MS09-01 - Tools to Aid Macromolecular Refinement at Low Resolution
Robert Nicholls (University of Cambridge, United Kingdom)
Effects such as crystal mosaicity and disorder lead to poor diffraction quality and weak intensities, resulting in only low-resolution data being available. Low observation-to-parameter ratio and suboptimal parameterisation cause unstable refinement, overfitting, and ultimately result in an unreliable model.
Regularisers stabilise macromolecular refinement, ensuring consistency between derived models and prior knowledge. Restraints representing chemical information help local structure adopt chemically reasonable conformations. At lower resolutions, supplementary restraints are used: encouraging consistency with models of homologous structures, formation of hydrogen bonding networks, nucleotide base pairing and stacking. Jelly-body restraints stabilise model refinement without injecting externally derived information. An anharmonic penalty function is used in order to control robustness to outliers due to inconsistencies between data and prior. Additional restraints and robust estimation are also useful for model building, increasing real space refinement convergence radius and stability.

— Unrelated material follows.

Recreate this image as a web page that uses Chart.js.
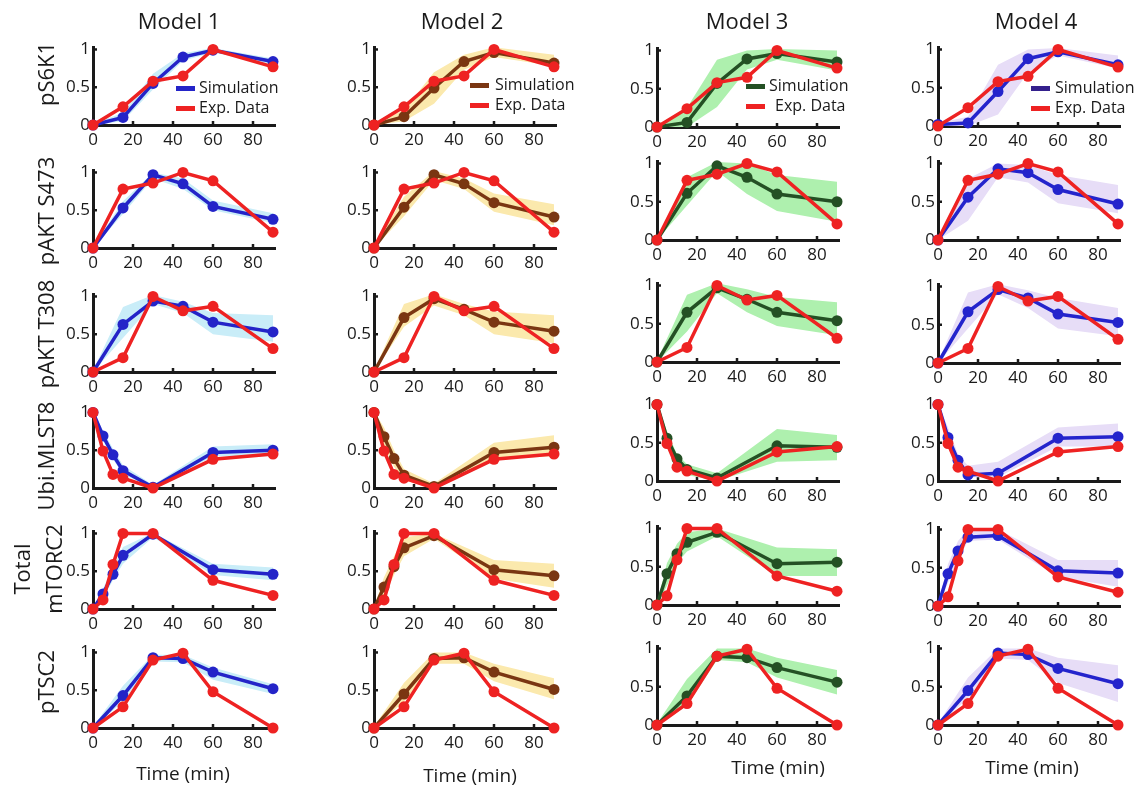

Where several datasets and models are available for a macromolecule, restraints can facilitate information transfer between structures, potentially improving refinement and thus resultant model quality. Pragmatically, determining suitability of reference structures and refinement parameters can be challenging; the automated pipeline LORESTR facilitates this process by trialling multiple protocols.
This contribution will discuss techniques to facilitate high-quality models being routinely achieved in cases where only low-resolution data are available, focussing on implementation in REFMAC5, Coot, ProSMART, LibG and LORESTR. Other developments in refinement, map calculation, analysis and validation tools will also be discussed.
Nicholls R.A., Kovalevskiy O. and Murshudov G.N. (2017) Low resolution refinement of atomic models against crystallographic data. Protein Crystallography: Methods and Protocols, 565-93.